Effect of inhomogeneous microstructure on the deformation and fracture mechanisms of 316LN stainless steel multi-pass weld joint using small punch test

Abstract

The local microstructural effect on the deformation behavior and fracture mechanisms in different zones of 316LN stainless steel multi-pass weld joint of the nuclear power plant was investigated by using small punch test. The results indicated that microstructure of the weld joint was highly inhomogeneous from region to region. The microstructure of base metal (BM) and heat affected zone (HAZ) was austenitic cellular crystal with twins, while that of as-deposited weld metal (WM) was duplex austenite-ferrite. By inducing multi-pass thermal cycles, at least five distinct morphologies of ferrite were identified in the WM. On the other hand, the deformation and fracture mechanisms in different zones of the multi-pass weld joint were strongly influenced by the inhomogeneous microstructure. The WM showed lower deformability than the BM and HAZ due to the deformability mismatch between ferrite and austenite. In BM and HAZ, the cracks tended to initiate at the slip bands and propagate along the slip bands. However, in WM, the cracks tended to initiate at the ferrite and ferrite-austenite interface and preferentially propagate along the needle-like ferrite.

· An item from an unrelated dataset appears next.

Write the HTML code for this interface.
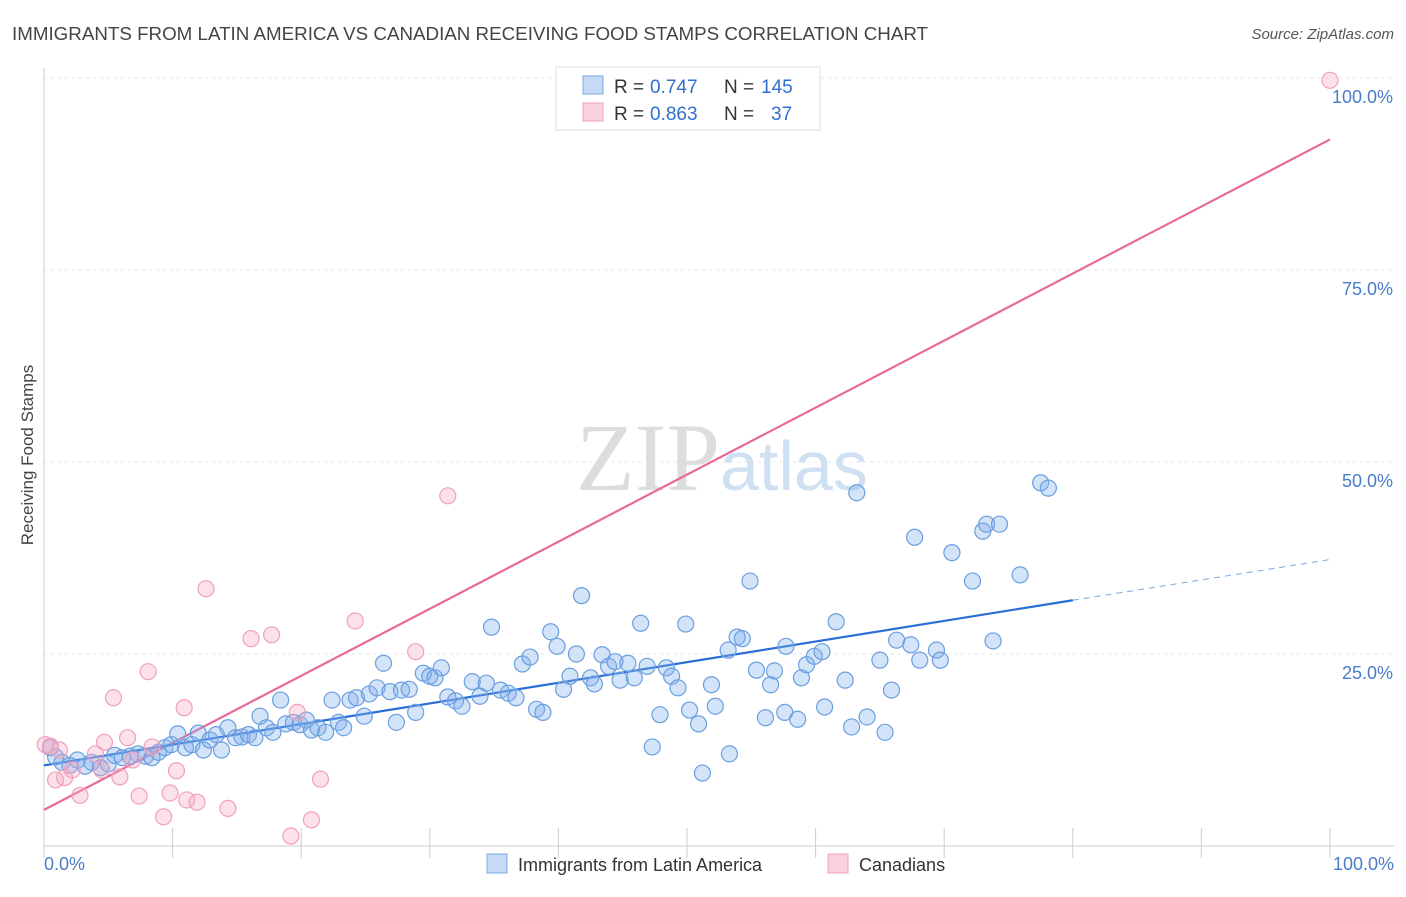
<!DOCTYPE html>
<html><head><meta charset="utf-8"><style>
body{margin:0;background:#fff;font-family:"Liberation Sans",sans-serif}
</style></head><body>
<svg width="1406" height="892" viewBox="0 0 1406 892" xmlns="http://www.w3.org/2000/svg">
<text x="12" y="40" font-size="18" fill="#444" textLength="916" lengthAdjust="spacingAndGlyphs">IMMIGRANTS FROM LATIN AMERICA VS CANADIAN RECEIVING FOOD STAMPS CORRELATION CHART</text>
<text x="1394" y="39" font-size="15" fill="#555" font-style="italic" text-anchor="end">Source: ZipAtlas.com</text>
<g id="grid"></g>
<text x="720" y="490" font-size="96" fill="#ddd" text-anchor="end" font-family="Liberation Serif">ZIP</text>
<text x="720" y="490" font-size="70" fill="#cfe0f3">atlas</text>
<line x1="44" y1="68" x2="44" y2="846" stroke="#ccc"/>
<line x1="44" y1="846" x2="1394" y2="846" stroke="#ccc"/>
<g id="ticks"></g>
<g id="lines"></g>
<g id="pts"></g>
<text x="33" y="455" font-size="17" fill="#444" text-anchor="middle" transform="rotate(-90 33 455)">Receiving Food Stamps</text>
<text x="44" y="870" font-size="18" fill="#4a7cc9">0.0%</text>
<text x="1394" y="870" font-size="18" fill="#4a7cc9" text-anchor="end">100.0%</text>
<g id="ylab"></g>
<g>
<rect x="556" y="67" width="264" height="63" fill="#fff" stroke="#ddd"/>
<rect x="583" y="76" width="20" height="18" fill="#c5daf5" stroke="#7aa8e0"/>
<rect x="583" y="103" width="20" height="18" fill="#fbd0dd" stroke="#f0a0bc"/>
<text x="614" y="93" font-size="19" fill="#333">R =</text>
<text x="650" y="93" font-size="19" fill="#2f6fd0">0.747</text>
<text x="724" y="93" font-size="19" fill="#333">N =</text>
<text x="761" y="93" font-size="19" fill="#2f6fd0">145</text>
<text x="614" y="120" font-size="19" fill="#333">R =</text>
<text x="650" y="120" font-size="19" fill="#2f6fd0">0.863</text>
<text x="724" y="120" font-size="19" fill="#333">N =</text>
<text x="771" y="120" font-size="19" fill="#2f6fd0">37</text>
</g>
<g>
<rect x="487" y="854" width="20" height="19" fill="#c5daf5" stroke="#7aa8e0"/>
<text x="518" y="871" font-size="18" fill="#333">Immigrants from Latin America</text>
<rect x="828" y="854" width="20" height="19" fill="#fbd0dd" stroke="#f0a0bc"/>
<text x="859" y="871" font-size="18" fill="#333">Canadians</text>
</g>
</svg>
<script>
const blueX=[0.5,0.9,1.4,2.0,2.6,3.2,3.7,4.4,5.0,5.5,6.1,6.7,7.3,7.9,8.4,8.9,9.4,9.9,10.4,11.0,11.5,12.0,12.4,12.9,13.4,13.8,14.3,14.9,15.4,15.9,16.4,16.8,17.3,17.8,18.4,18.8,19.4,19.9,20.4,20.8,21.3,21.9,22.4,22.9,23.3,23.8,24.3,24.9,25.3,25.9,26.4,26.9,27.4,27.8,28.4,28.9,29.5,30.0,30.4,30.9,31.4,32.0,32.5,33.3,33.9,34.4,34.8,35.5,36.1,36.7,37.2,37.8,38.3,38.8,39.4,39.9,40.4,40.9,41.4,41.8,42.5,42.8,43.4,43.9,44.4,44.8,45.4,45.9,46.4,46.9,47.3,47.9,48.4,48.8,49.3,49.9,50.2,50.9,51.2,51.9,52.2,53.2,53.3,53.9,54.3,54.9,55.4,56.1,56.5,56.8,57.6,57.7,58.6,58.9,59.3,59.9,60.5,60.7,61.6,62.3,62.8,63.2,64.0,65.0,65.4,65.9,66.3,67.4,67.7,68.1,69.4,69.7,70.6,72.2,73.0,73.3,74.3,73.8,75.9,77.5,78.1];
const blueY=[12.8,11.6,10.9,10.5,11.2,10.4,10.9,10.2,10.7,11.8,11.5,11.7,12.0,11.7,11.5,12.2,12.8,13.2,14.6,12.8,13.2,14.7,12.5,13.8,14.5,12.5,15.4,14.1,14.2,14.5,14.1,16.9,15.4,14.8,19.0,15.9,16.1,15.8,16.4,15.1,15.4,14.8,19.0,16.1,15.4,19.0,19.3,16.9,19.8,20.6,23.8,20.1,16.1,20.3,20.4,17.4,22.5,22.1,21.9,23.2,19.4,18.9,18.2,21.4,19.5,21.2,28.5,20.3,19.9,19.3,23.7,24.6,17.8,17.4,27.9,26.0,20.4,22.1,25.0,32.6,21.9,21.1,24.9,23.4,24.0,21.6,23.8,21.9,29.0,23.4,12.9,17.1,23.2,22.1,20.6,28.9,17.7,15.9,9.5,21.0,18.2,25.5,12.0,27.2,27.0,34.5,22.9,16.7,21.0,22.8,17.4,26.0,16.5,21.9,23.6,24.7,25.3,18.1,29.2,21.6,15.5,46.0,16.8,24.2,14.8,20.3,26.8,26.2,40.2,24.2,25.5,24.2,38.2,34.5,41.0,41.9,41.9,26.7,35.3,47.3,46.6];
const pinkX=[0.5,0.9,1.6,2.2,2.8,4.0,4.7,5.4,5.9,6.5,6.9,7.4,8.1,8.4,9.3,9.8,10.3,10.9,11.1,11.9,12.6,14.3,16.1,17.7,19.2,19.7,20.8,21.5,24.2,28.9,31.4,100,0.1,1.2,4.5];
const pinkY=[13.0,8.6,8.9,9.9,6.6,12.0,13.5,19.3,9.0,14.1,11.2,6.5,22.7,12.9,3.8,6.9,9.8,18.0,6.0,5.7,33.5,4.9,27.0,27.5,1.3,17.4,3.4,8.7,29.3,25.3,45.6,99.7,13.2,12.5,9.9];
const blueTrend=[[0,10.5],[80,32.0]], blueDash=[[80,32.0],[100,37.3]], pinkTrend=[[0,4.7],[100,92.0]];
const yTicks=[25,50,75,100], yTickLabels=["25.0%","50.0%","75.0%","100.0%"];
const xTicks=[0,10,20,30,40,50,60,70,80,90,100];
const sx=v=>44+v*12.86, sy=v=>846-v*7.68;
const NS="http://www.w3.org/2000/svg";
function mk(t,a,p){const e=document.createElementNS(NS,t);for(const k in a)e.setAttribute(k,a[k]);document.getElementById(p).appendChild(e);return e;}
yTicks.forEach((v,i)=>{
 const l=mk('line',{x1:44,x2:1394,y1:sy(v),y2:sy(v),stroke:'#e6e6e6','stroke-dasharray':'3,4'},'grid');
 
 
 const t=mk('text',{x:1393,y:sy(v)+25,'font-size':18,fill:'#4a7cc9','text-anchor':'end'},'ylab');
 t.textContent=yTickLabels[i];
 
 
});
xTicks.forEach(v=>{
 const l=mk('line',{x1:sx(v),x2:sx(v),y1:828,y2:858,stroke:'#ccc'},'ticks');
 
 
});
function tl(seg,col,dash,name){
 const l=mk('line',{x1:sx(seg[0][0]),y1:sy(seg[0][1]),x2:sx(seg[1][0]),y2:sy(seg[1][1]),stroke:col,'stroke-width':dash?1:2.2},'lines');
 if(dash)l.setAttribute('stroke-dasharray','6,5');
 
 
}
tl(pinkTrend,'#e8699a',false,'canadians-trend-line');
tl(blueTrend,'#2a6fd6',false,'immigrants-trend-line');
tl(blueDash,'#7aa8e0',true,'immigrants-trend-extension');
blueX.forEach((x,i)=>{
 const c=mk('circle',{cx:sx(x),cy:sy(blueY[i]),r:8,fill:'rgba(130,175,235,0.35)',stroke:'#6a9fe0','stroke-width':1.2},'pts');
 
 
});
pinkX.forEach((x,i)=>{
 const c=mk('circle',{cx:sx(x),cy:sy(pinkY[i]),r:8,fill:'rgba(245,170,195,0.35)',stroke:'#f0a0bc','stroke-width':1.2},'pts');
 
 
});
</script>
</body></html>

In the fusion zone (FZ), the plastic deformation always first occurred in the HAZ followed by the deformation of the WM near the fusion boundary. And the crack initiated at the region adjacent to the fusion boundary but did not propagate along the fusion boundary. Fractographic analysis demonstrated that the fracture model of all the specimens was ductile fracture except a few quasi-cleavage fracture features were observed in the HAZ.